Each larva is quite content to remain in its little biosphere until it enters its pupal stage and eventually bores a hole to continue life as a moth. (But only when it’s good and ready: If the pod develops a hole before then, the caterpillar will repair it using natural webbing it makes.) The pod is porous and the larvae can eat the interior for nourishment. Metabolic water creates moisture for the larva, but it never needs to pee. Essentially, it's the ultimate in downsized efficiency living.

Mike Mozart, Flickr // CC BY 2.0

When it's in the pod, the larva isn’t exactly dormant: It twists and contorts itself to create encapsulated movement, almost like the snap of a rubber band. When it moves, so does the pod. No one is exactly sure why they do this, though some believe it's to keep the pod from settling on a hot surface (as high temperatures can be deadly to the insect).

The larva will keep up this activity for six to eight weeks. If a pod appears lifeless and rattles when shaken, it’s probably dead. If it lives, it will go dormant in winter before creating an escape hatch in the spring and flying off to begin life as a moth.

CHEAP THRILLS

It’s hard to know who exactly first decided to begin hawking the “beans” for amusement purposes, though some credit an enterprising man named Joaquin Hernandez with popularizing them in novelty shops in the 1940s. Later, in the 1960s, Joy Clement of Chaparral Novelties noticed the beans after her husband, a candy wholesaler, brought them home from a business trip. Though she was initially confounded by their appeal, Clement agreed to distribute the pods and watched them grow into a significant success: Between 1962 and 1994, Chaparral shipped 3 to 5 million of them each year, and saw the bean transition from sidewalk dealers to major chains like KB Toys.

“There's not much you can buy at a retail store that can give you this kind of satisfaction for under a buck," one bean dealer told the Los Angeles Times in 1994. "It's one of the last of the low-end entertainments available in the world.”

Interest in the beans seems to come in waves, though that can sometimes depend on the weather in Mexico. The jumping bean's unusual insect-crop hybrid stature means that farmers in Álamos, Sonora—where the pod is harvested and remains the area's major export—rely heavily on ideal conditions. Lowered rainfall can result in lower yields. Álamos typically handles more than 20,000 liters of the pods annually. In 2005, thanks to unfavorable weather, it was just a few hundred.

BEAN PANIC

There have been other issues with marketing hermetic caterpillars for novelty purposes. A UPS driver once grew nervous that he was transporting a rattlesnake thanks to a shipment of particularly active pods. Bomb squads have been called in on at least two occasions because the noise prompted airport workers to believe a ticking explosive device was in their midst. And then there was the Humane Society, which remained dubious the beans were an ethical plaything. (Since the caterpillars repair breaches to the pod, the reasoning is that it seems like they want to be in there, though no one can say whether the insects enjoy being handled or stuffed into pockets.)
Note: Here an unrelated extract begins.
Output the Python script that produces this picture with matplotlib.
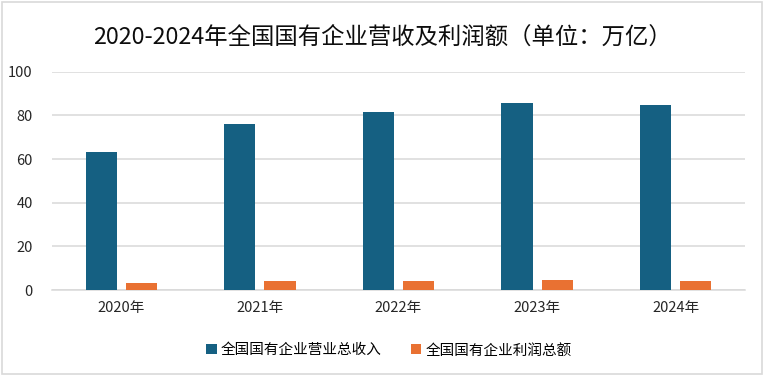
import matplotlib
matplotlib.use("Agg")
import matplotlib.pyplot as plt
import numpy as np
from matplotlib.patches import Rectangle

plt.rcParams['font.family'] = ['Noto Sans CJK SC', 'DejaVu Sans']

years = ["2020年", "2021年", "2022年", "2023年", "2024年"]
revenue = [63.3, 76.0, 81.5, 85.5, 84.7]
profit = [3.4, 4.3, 4.3, 4.6, 4.2]
series_names = ["全国国有企业营业总收入", "全国国有企业利润总额"]
title = "2020-2024年全国国有企业营收及利润额（单位：万亿）"

fig = plt.figure(figsize=(7.66, 3.76), dpi=100)
fig.patches.append(Rectangle((0.003, 0.005), 0.992, 0.99, transform=fig.transFigure,
                             fill=False, edgecolor="#d9d9d9", linewidth=1.2))
ax = fig.add_axes([0.068, 0.2287, 0.9046, 0.5803])

x = np.arange(len(years))
w = 0.225
ax.bar(x - 0.145, revenue, width=w, color="#156082", label=series_names[0], zorder=3)
ax.bar(x + 0.145, profit, width=w, color="#E97132", label=series_names[1], zorder=3)

ax.set_xlim(-0.5, len(years) - 0.5)
ax.set_ylim(0, 100)
ax.set_yticks([0, 20, 40, 60, 80, 100])
ax.set_xticks(x)
ax.set_xticklabels(years)
ax.tick_params(axis='both', length=0, labelsize=10.5, colors="#262626")
ax.tick_params(axis='y', pad=14)
ax.tick_params(axis='x', pad=8)
ax.grid(axis='y', color="#d9d9d9", linewidth=1.1, zorder=0)
for s in ["top", "right", "left"]:
    ax.spines[s].set_visible(False)
ax.spines["bottom"].set_color("#d9d9d9")
ax.spines["bottom"].set_linewidth(1.1)

fig.text(0.4995, 0.902, title, ha="center", va="center", fontsize=16.8, color="#0d0d0d")
fig.legend(loc="center", bbox_to_anchor=(0.508, 0.068), ncol=2, frameon=False,
           fontsize=10.5, handlelength=0.7, handleheight=0.7, handletextpad=0.3,
           columnspacing=2.0)

fig.savefig("out.png", dpi=100)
You can still find the beans today, including via online retailers. They’re harmless and buying them as "toys" is probably not harmful to the caterpillar inside, though the standard disclaimer warning owners not to eat the beans remains. The police sergeant in Santa Barbara found that out the hard way: After taking his nightly prescription pill, he felt an odd sensation and went to the hospital. After physicians pumped his stomach, they noted that he had accidentally consumed a jumping bean. In his digestive tract, it was leaping to get out.